Adopt the GitHub API for rendering README files
I wasn't aware that the GitHub README API could respond to different content types and using that API is a better way to fetch README content than we're currently using in #1090.
However, it's not as simple as switching. We're currently requesting page content on a per-request basis, but that doesn't work as the API call is rate limited. There are several options on how we could adopt this API, but the one that we have agreed is best is to cache README content as part of our ingestion process.
Steps to adopt this API:
- [ ] Fetch the README API using an
Acceptheader ofapplication/vnd.github.v3.html+jsonto get a rendered HTML version of the README file. - [ ] Cache that HTML content within our Infrastructure, either on Azure BLOB storage, or in another local cache, but not in the main database. If using BLOB storage, implement after #1094.

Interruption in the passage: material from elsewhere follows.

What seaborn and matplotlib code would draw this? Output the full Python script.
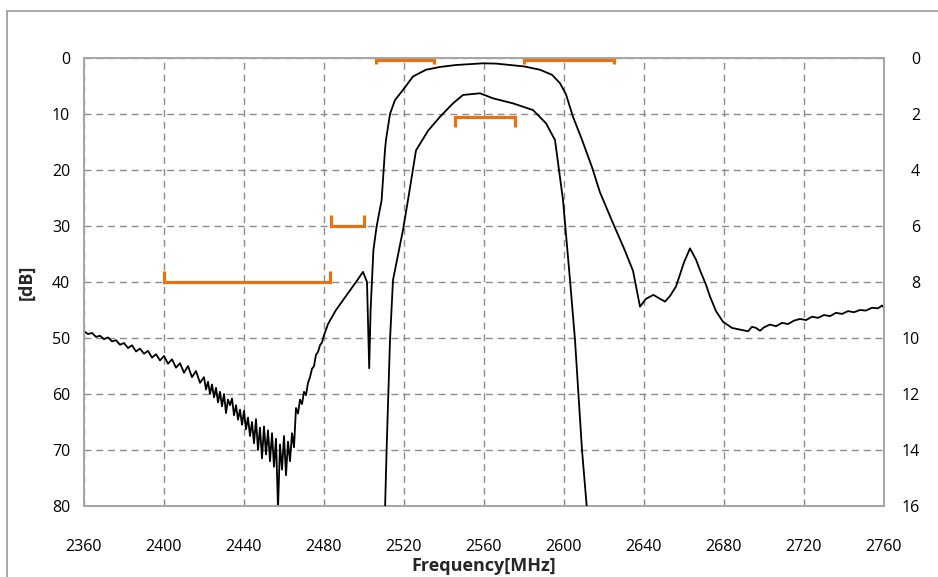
import matplotlib
matplotlib.use('Agg')
import matplotlib.pyplot as plt
import matplotlib.patches as patches
import seaborn as sns
import pandas as pd

# wide-band response (left axis, dB)
wide_freq = [2360, 2362, 2364, 2366, 2368, 2370, 2372, 2374, 2376, 2378,
             2380, 2382, 2384, 2386, 2388, 2390, 2392, 2394, 2396, 2398,
             2400, 2402, 2404, 2406, 2408, 2410, 2412, 2414, 2416, 2418,
             2420, 2421, 2422, 2423, 2424, 2425, 2426, 2427, 2428, 2429,
             2430, 2431, 2432, 2433, 2434, 2435, 2436, 2437, 2438, 2439,
             2440, 2441, 2442, 2443, 2444, 2445, 2446, 2447, 2448, 2449,
             2450, 2451, 2452, 2453, 2454, 2455, 2456, 2457, 2458, 2459,
             2460, 2461, 2462, 2463, 2464, 2465, 2466, 2467, 2468, 2469,
             2470, 2471, 2472, 2473, 2474, 2475, 2476, 2477, 2478, 2479,
             2480, 2482, 2486, 2490, 2494, 2497, 2499.5, 2501.5, 2502.6, 2503.3,
             2504.7, 2506.3, 2508.8, 2510.5, 2511, 2513, 2515.5, 2519.5, 2524.5, 2531,
             2538, 2546, 2559.5, 2566, 2573, 2580, 2588, 2594, 2598, 2601,
             2604.5, 2609, 2614, 2618, 2624.5, 2630, 2634.5, 2638, 2641, 2644.7,
             2648, 2650.5, 2653, 2656, 2660, 2663, 2666, 2668, 2671, 2673,
             2676, 2679.5, 2684, 2689.5, 2692, 2694, 2696, 2698, 2700, 2703,
             2706, 2709, 2712, 2715, 2718, 2721, 2724, 2727, 2730, 2733,
             2736, 2739, 2742, 2745, 2748, 2751, 2754, 2757, 2759, 2760]
wide_db = [48.8, 49.3, 49.1, 49.8, 49.6, 50.2, 49.9, 50.6, 50.4, 51.2,
           50.9, 51.8, 51.3, 52.4, 51.9, 52.8, 52.3, 53.5, 52.9, 54.0,
           53.2, 54.6, 53.8, 55.3, 54.5, 56.2, 55.0, 57.0, 55.9, 58.0,
           57.0, 59.2, 57.8, 60.0, 58.3, 60.6, 58.9, 61.5, 59.6, 62.2,
           60.0, 63.4, 61.0, 62.0, 60.8, 63.8, 62.0, 64.6, 62.8, 65.5,
           63.0, 66.3, 64.2, 67.5, 65.0, 68.8, 64.5, 70.0, 66.0, 71.5,
           65.8, 70.8, 66.5, 72.0, 67.0, 73.0, 68.0, 80.5, 69.0, 73.5,
           67.5, 74.5, 68.5, 72.0, 67.0, 69.5, 62.5, 63.5, 61.0, 61.8,
           59.6, 60.2, 58.0, 57.0, 55.5, 55.0, 53.0, 52.5, 51.3, 50.8,
           49.5, 47.5, 45.0, 43.0, 41.0, 39.5, 38.2, 40.0, 55.4, 45.0,
           34.3, 30.1, 25.4, 16.4, 14.6, 10.0, 7.5, 5.7, 3.3, 2.1,
           1.6, 1.25, 0.95, 1.0, 1.25, 1.5, 2.1, 3.0, 4.5, 6.5,
           10.5, 14.6, 19.5, 24.0, 29.5, 34.0, 38.0, 44.4, 43.0, 42.3,
           43.0, 43.5, 42.5, 40.8, 36.5, 34.0, 36.0, 37.9, 40.5, 42.6,
           45.2, 47.1, 48.2, 48.6, 48.8, 48.0, 48.2, 48.7, 48.1, 47.6,
           47.9, 47.3, 47.5, 46.9, 46.6, 46.8, 46.2, 46.4, 45.9, 46.1,
           45.5, 45.7, 45.2, 45.4, 45.0, 45.1, 44.6, 44.7, 44.2, 44.6]

# passband zoom (right axis, dB)
pass_freq = [2510.0, 2511.3, 2513, 2514.5, 2519.5, 2522, 2526, 2532, 2538, 2544.5,
             2549.5, 2558, 2564.5, 2574.5, 2584.5, 2591, 2595.5, 2599.5, 2603, 2605.5,
             2609, 2611.3, 2612.5]
pass_db = [17.5, 14.0, 10.07, 7.93, 6.14, 5.07, 3.3, 2.6, 2.1, 1.62,
           1.32, 1.26, 1.44, 1.62, 1.86, 2.33, 2.93, 5.07, 7.93, 10.07,
           14.0, 15.96, 17.5]

# spec masks: start, stop, level, end-tick direction
mask_left_start = [2400, 2483.5, 2506, 2580]
mask_left_stop = [2483, 2500, 2535, 2625]
mask_left_level = [40, 30, 0.3, 0.3]
mask_left_tick = [-2, -2, 0.8, 0.8]
mask_right_start = [2545.5]
mask_right_stop = [2575.5]
mask_right_level = [2.1]
mask_right_tick = [0.35]

x_ticks = list(range(2360, 2761, 40))
left_ticks = list(range(0, 81, 10))
right_ticks = list(range(0, 17, 2))

ORANGE = '#E8720F'
GRID = '#8C8C8C'
SPINE = '#A6A6A6'


def draw_masks(ax, starts, stops, levels, ticks):
    for x0, x1, y, t in zip(starts, stops, levels, ticks):
        ax.plot([x0, x0, x1, x1], [y + t, y, y, y + t], color=ORANGE,
                lw=2.3, solid_capstyle='butt', solid_joinstyle='miter', zorder=4)


def main():
    sns.set_theme(style='white')
    plt.rcParams['font.family'] = ['Open Sans', 'DejaVu Sans']

    fig = plt.figure(figsize=(9.38, 5.77), dpi=100)
    ax = fig.add_axes([84 / 938, 1 - 506 / 577, 800 / 938, 448 / 577])
    ax2 = ax.twinx()

    wide = pd.DataFrame({'freq': wide_freq, 'db': wide_db})
    narrow = pd.DataFrame({'freq': pass_freq, 'db': pass_db})
    sns.lineplot(data=wide, x='freq', y='db', ax=ax, color='black', lw=1.3,
                 estimator=None, sort=False, zorder=3)
    sns.lineplot(data=narrow, x='freq', y='db', ax=ax2, color='black', lw=1.3,
                 estimator=None, sort=False, zorder=3)

    draw_masks(ax, mask_left_start, mask_left_stop, mask_left_level, mask_left_tick)
    draw_masks(ax2, mask_right_start, mask_right_stop, mask_right_level, mask_right_tick)

    ax.set_xlim(2360, 2760)
    ax.set_ylim(80, 0)
    ax2.set_ylim(16, 0)
    ax.set_xticks(x_ticks)
    ax.set_yticks(left_ticks)
    ax2.set_yticks(right_ticks)

    ax.grid(True, color=GRID, lw=1.0, linestyle=(0, (5, 3.5)))
    ax2.grid(False)
    for a in (ax, ax2):
        for s in a.spines.values():
            s.set_color(SPINE)
            s.set_linewidth(1.3)

    ax.tick_params(axis='x', length=0, pad=24, labelsize=11.5, labelcolor='black')
    ax.tick_params(axis='y', length=0, pad=10, labelsize=11.5, labelcolor='black')
    ax2.tick_params(axis='y', length=0, pad=26, labelsize=11.5, labelcolor='black')
    for lab in ax2.get_yticklabels():
        lab.set_horizontalalignment('right')

    ax.set_xlabel('Frequency[MHz]', fontsize=13, fontweight='bold')
    ax.set_ylabel('[dB]', fontsize=13, fontweight='bold')
    ax2.set_ylabel('')
    ax.xaxis.set_label_coords(0.5, -0.113)
    ax.yaxis.set_label_coords(-0.06, 0.5)

    # outer chart border
    border = patches.Rectangle((7 / 938, -0.2), 1.2, 1 - 11 / 577 + 0.2,
                               transform=fig.transFigure, fill=False,
                               edgecolor='#A0A0A0', lw=1.3, clip_on=False)
    fig.patches.append(border)

    fig.savefig('out.png', dpi=100, facecolor='white')
    plt.close(fig)


if __name__ == '__main__':
    main()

- [ ] Change fetchReadme to fetch from the cache rather than from the GitHub page directly.
On the subject of call-rate limiting:
You might be able to work around the limit using ETags, which allow you to poll for changes and only get "charged" if something has changed.
I use this in Action Status and have a couple of libraries that might conceivably help: Octoid and JSONSession.
They are probably not directly useful - Octoid in particular is very single-purpose - but you never know, there might be a nugget in either of them somewhere that's helpful in some way for this issue!
Off the top of my I can't recall whether the ETag mechanism even works with all of the API, or if it's just for some things. I am using it to monitor GH action workflow statuses, which is obviously something that's expected to change more frequently.